Megan Roberts, right, of Farmington won gold medals in the Arizona Senior Olympics last week. She is pictured with an organizer, Linda, no last name available. Submitted photo

Don’t slow down. Keep moving.

If you see an opportunity, grab it and go.

That’s what Megan Roberts did when she saw a notice about the Arizona Senior Olympics.

“I thought, ‘That looks cool,'” she said in a recent telephone interview.

She had never competed in the Senior Olympics and wondered whether she was good enough.

Turns out, she was.

Roberts last week took first place in the slalom, even beating the men, and second overall in the giant slalom, losing to a man in his 50s.

“I still ski pretty hard,” she said. “I can still do those turns.”

The Farmington native and resident, 64, began skiing at Titcomb Mountain, the local ski hill, when she was 5. She loved everything about it. Riding the rope tow with friends, exploring the woods trails, hamburgers off the grill in the lodge.

Those experiences set her on a path for life.

She competed on the Mount Blue High School ski team and became a Division I racer at Plymouth State College in New Hampshire.

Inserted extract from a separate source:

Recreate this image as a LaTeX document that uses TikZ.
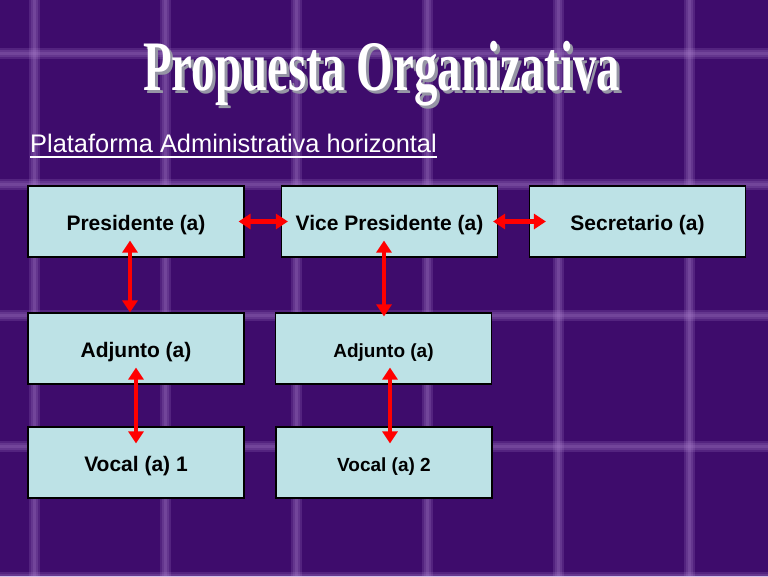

After college,  she coached and taught in the Breckenridge, Colorado, race program before returning to Maine, where she worked for the Snow Bowl Race Program in Camden. She was inducted into the Maine Ski Hall of Fame in 2016.

In 2000, she became the first female general manager at Titcomb Mountain. After four years, she left to help start the Ski Museum of Maine in Farmington. It has since moved to Kingfield. She returned to Titcomb in 2013 for another four years.

Then it was time for new adventures. Roberts turned to writing.

Her book “Titcomb, a Mountain of Ski Memories” won the 2019 International Ski History Association’s Skade Award. The award is presented for “an outstanding work on regional ski history or for an outstanding work published in book form that is focused in part on ski history.”

A writing job took her to California this year, but the person who hired her got sick and the project was canceled. She decided, on a whim, to spend the season in Flagstaff, Ariz.

To ski.

She credits her father, the late Gwilym Roberts — a longtime history professor at the University of Maine at Farmington — for her energy and positive outlook.

“My father was always doing stuff. He had a lot of energy,” she said. “I also got the curiosity and travel gene. I love to go to new places and plop down and get a job. I think you need to just keep going and not sit around.”

A healthful lifestyle keeps her fit: hiking, biking, walking, yoga. She has been a yoga instructor, too.

Next up: Returning to Farmington and working on two books, both history-related.

Her advice to seniors is to keep evolving.

“There are more opportunities than ever for us,” she said. “Research them and find them and do them. Keep your eyes open and when something grabs you, do it.”